The coupon rate is the fixed annual interest rate the bond pays based on its face value. The YTM is the total return an investor can expect if they buy the bond at its current market price and hold it to maturity, reinvesting coupons at the YTM rate. YTM fluctuates with the bond’s market price, while the coupon rate is fixed.
Is YTM the same as the actual return I will get?
Not necessarily. YTM is the expected return if the bond is held to maturity and all coupons are reinvested at the YTM rate. If you sell the bond before maturity or reinvest coupons at different rates, your actual return will vary.
Why does YTM change?
YTM changes primarily because the market price of the bond changes in response to shifts in overall market interest rates, the issuer’s creditworthiness, and time to maturity.
What if the bond is called before maturity?
If a bond is callable, the issuer can redeem it before maturity.
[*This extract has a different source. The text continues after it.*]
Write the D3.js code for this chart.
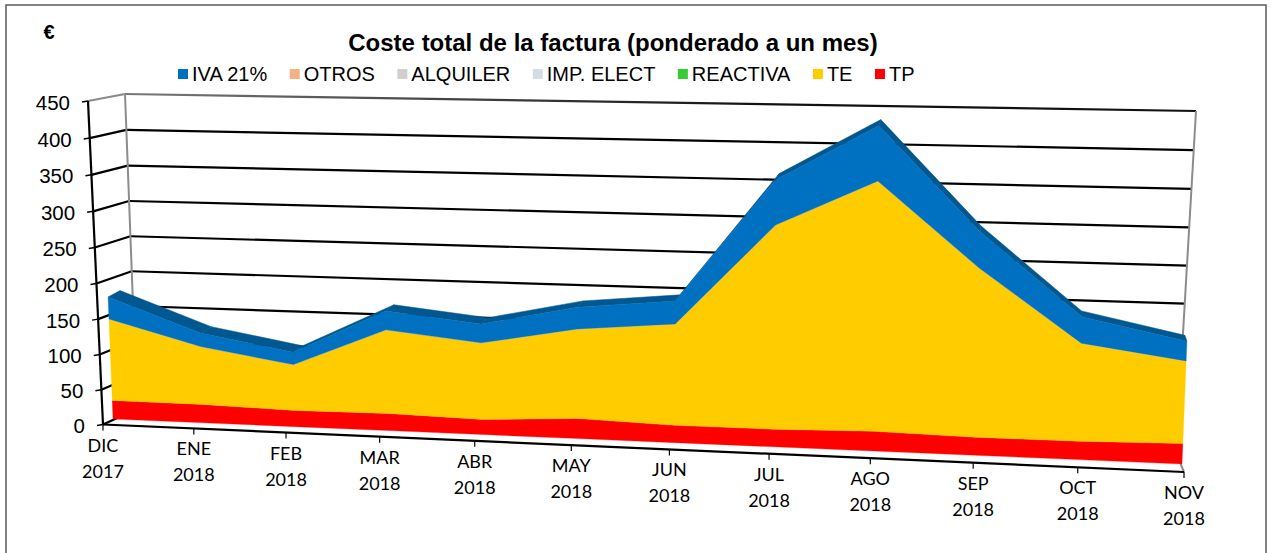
<!DOCTYPE html>
<html><head><meta charset="utf-8">
<script src="https://cdn.jsdelivr.net/npm/d3@7/dist/d3.min.js"></script>
<style>html,body{margin:0;padding:0;background:#fff;overflow:hidden}svg{display:block}</style>
</head><body><svg id="c" width="1271" height="553"></svg>
<script>
const categories=["DIC 2017","ENE 2018","FEB 2018","MAR 2018","ABR 2018","MAY 2018","JUN 2018","JUL 2018","AGO 2018","SEP 2018","OCT 2018","NOV 2018"];
const TP=[26.7,26.2,23.1,24.2,21.2,27.9,23.9,24.1,26.8,24.4,24.7,27.3];
const TE=[116.4,82.3,64.7,116.9,106.5,123.5,138.8,275.4,334,225.5,130.5,109.2];
const REACTIVA=[0,0,0,0,0,0,0,0,0,0,0,0];
const IMP_ELECT=[0,0,0,0,0,0,0,0,0,0,0,0];
const ALQUILER=[0,0,0,0,0,0,0,0,0,0,0,0];
const OTROS=[0,0,0,0,0,0,0,0,0,0,0,0];
const IVA=[31,19,17.5,26,26,29.8,31,60,72,47.5,34.5,25.8];
const seriesNames=["TP","TE","REACTIVA","IMP. ELECT","ALQUILER","OTROS","IVA 21%"];
const seriesValues=[TP,TE,REACTIVA,IMP_ELECT,ALQUILER,OTROS,IVA];
const legendOrder=["IVA 21%","OTROS","ALQUILER","IMP. ELECT","REACTIVA","TE","TP"];
const yTicks=[0,50,100,150,200,250,300,350,400,450];
const colors={"IVA 21%":"#0070C0","OTROS":"#F4B183","ALQUILER":"#D0CECE","IMP. ELECT":"#D6DCE5","REACTIVA":"#33CC33","TE":"#FFCC00","TP":"#FF0000"};
const topColor="#01578F";

// unit square -> quad homography (corners: u0v0,u1v0,u1v1,u0v1)
function homography(q){
  const [p0,p1,p2,p3]=q;
  const dx1=p1[0]-p2[0],dx2=p3[0]-p2[0],sx=p0[0]-p1[0]+p2[0]-p3[0];
  const dy1=p1[1]-p2[1],dy2=p3[1]-p2[1],sy=p0[1]-p1[1]+p2[1]-p3[1];
  const den=dx1*dy2-dx2*dy1;
  const g=(sx*dy2-dx2*sy)/den,h=(dx1*sy-sx*dy1)/den;
  const a=p1[0]-p0[0]+g*p1[0],b=p3[0]-p0[0]+h*p3[0],c=p0[0];
  const d=p1[1]-p0[1]+g*p1[1],e=p3[1]-p0[1]+h*p3[1],f=p0[1];
  return (u,v)=>{const w=g*u+h*v+1;return [(a*u+b*v+c)/w,(d*u+e*v+f)/w];};
}
const x=d3.scalePoint().domain(categories).range([0,1]);
const y=d3.scaleLinear().domain([0,450]).range([0,1]);

const front=homography([[103,424.5],[1184,472],[1209,120],[88,101]]);
const wall=homography([[137,409],[1176,453],[1196,111],[125,94]]);
const face=homography([[113,419],[1182,464],[1196,118],[100,99]]);
const faceBack=homography([[125,412.5],[1180,458],[1194,112],[112,92.5]]);

const svg=d3.select("#c");
const defs=svg.append("defs");
const grad=defs.append("linearGradient").attr("id","topLine").attr("gradientUnits","userSpaceOnUse")
  .attr("x1",125).attr("x2",1196).attr("y1",0).attr("y2",0);
grad.append("stop").attr("offset",0).attr("stop-color","#7a7a7a");
grad.append("stop").attr("offset",0.3).attr("stop-color","#444");
grad.append("stop").attr("offset",0.6).attr("stop-color","#111");
grad.append("stop").attr("offset",1).attr("stop-color","#111");

svg.append("rect").attr("x",6).attr("y",5).attr("width",1260).attr("height",560)
  .attr("fill","#fff").attr("stroke","#5a5a5a").attr("stroke-width",1.5);

const sans="'Liberation Sans',Arial,sans-serif";
svg.append("text").attr("x",49).attr("y",39).attr("text-anchor","middle")
  .attr("font-family",sans).attr("font-weight","bold").attr("font-size",20).attr("fill","#000").text("€");
svg.append("text").attr("x",613).attr("y",51).attr("text-anchor","middle")
  .attr("font-family",sans).attr("font-weight","bold").attr("font-size",24).attr("fill","#000")
  .text("Coste total de la factura (ponderado a un mes)");

// legend
let lx=178;
legendOrder.forEach(n=>{
  svg.append("rect").attr("x",lx).attr("y",69).attr("width",10).attr("height",10).attr("fill",colors[n]);
  const t=svg.append("text").attr("x",lx+14).attr("y",81).attr("font-family",sans).attr("font-size",20).attr("fill","#000").text(n);
  lx+=14+t.node().getComputedTextLength()+22.5;
});

const line=d3.line().x(d=>d[0]).y(d=>d[1]);
const gridG=svg.append("g").attr("fill","none");

// back wall gridlines and side wall lines
yTicks.forEach(v=>{
  const top=v===450;
  const col=top?"url(#topLine)":"#000";
  gridG.append("path").attr("d",line([wall(0,y(v)),wall(1,y(v))])).attr("stroke",col).attr("stroke-width",2.2);
  gridG.append("path").attr("d",line([front(0,y(v)),wall(0,y(v))])).attr("stroke",top?"#8a8a8a":"#000").attr("stroke-width",2.2);
});
// back wall verticals
gridG.append("path").attr("d",line([wall(0,0),wall(0,1)])).attr("stroke","#8c8c8c").attr("stroke-width",2);
gridG.append("path").attr("d",line([wall(1,0),wall(1,1)])).attr("stroke","#8c8c8c").attr("stroke-width",2);
gridG.append("path").attr("d",line([front(1,0),wall(1,0)])).attr("stroke","#8c8c8c").attr("stroke-width",2);

// stacked series
const rows=categories.map((c,i)=>{const r={c};seriesNames.forEach((n,k)=>r[n]=seriesValues[k][i]);return r;});
const stacked=d3.stack().keys(seriesNames)(rows);

// top surface of the uppermost layer, then front faces
const topLayer=stacked[stacked.length-1];
const topG=svg.append("g");
d3.pairs(topLayer).forEach(([p,q])=>{
  const u0=x(p.data.c),u1=x(q.data.c);
  topG.append("path").attr("fill",topColor).attr("stroke",topColor).attr("stroke-width",0.5)
    .attr("d",line([face(u0,y(p[1])),face(u1,y(q[1])),faceBack(u1,y(q[1])),faceBack(u0,y(p[1]))])+"Z");
});
const faces=svg.append("g");
stacked.forEach(layer=>{
  const pts=[...layer.map(d=>face(x(d.data.c),y(d[1]))),...layer.slice().reverse().map(d=>face(x(d.data.c),y(d[0])))];
  faces.append("path").attr("d",line(pts)+"Z").attr("fill",colors[layer.key]).attr("stroke",colors[layer.key]).attr("stroke-width",0.3);
});

// axes on the front plane
const axisG=svg.append("g");
axisG.append("path").attr("d",line([front(0,0),front(0,1)])).attr("stroke","#000").attr("stroke-width",2.2).attr("fill","none");
axisG.append("path").attr("d",line([front(0,0),front(1,0)])).attr("stroke","#000").attr("stroke-width",2.2).attr("fill","none");
yTicks.forEach(v=>{
  const p=front(0,y(v));
  axisG.append("path").attr("d",line([[p[0]-6,p[1]+1],p])).attr("stroke","#000").attr("stroke-width",1.5).attr("fill","none");
  axisG.append("text").attr("x",p[0]-18).attr("y",p[1]+8.5).attr("text-anchor","end")
    .attr("font-family",sans).attr("font-size",20.5).attr("fill","#000").text(v);
});
categories.forEach(c=>{
  const p=front(x(c),0);
  axisG.append("path").attr("d",line([p,[p[0],p[1]+6]])).attr("stroke","#000").attr("stroke-width",1.2).attr("fill","none");
  c.split(" ").forEach((s,i)=>{
    axisG.append("text").attr("x",p[0]).attr("y",p[1]+27+i*26).attr("text-anchor","middle")
      .attr("font-family","Lato,'Open Sans',sans-serif").attr("font-size",18).attr("fill","#000").text(s);
  });
});
</script></body></html>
In this case, investors often calculate Yield to Call (YTC), which is similar to YTM but assumes the bond is held until the call date and the call price is received.
Can YTM be negative?
Yes, if a bond is trading at a very high premium (well above face value), especially with low or zero coupons and short maturity, the YTM can be negative, meaning an investor is expected to lose money if holding to maturity.
How does the YTM cash flow calculator handle different payment frequencies?
The calculator adjusts the coupon payment per period and the total number of periods based on the selected frequency (annual, semi-annual, etc.) to accurately calculate the periodic YTM, which is then annualized.
What if my bond has uneven cash flows?
This calculator is designed for bonds with regular, fixed coupon payments. For bonds or investments with uneven cash flows, a more general IRR (Internal Rate of Return) calculation is needed, which still uses the principle of discounting cash flows but allows each cash flow to be different.
What does it mean if YTM is higher than the coupon rate?
It generally means the bond is trading at a discount (below face value). Investors are compensated with a higher yield for buying at a lower price.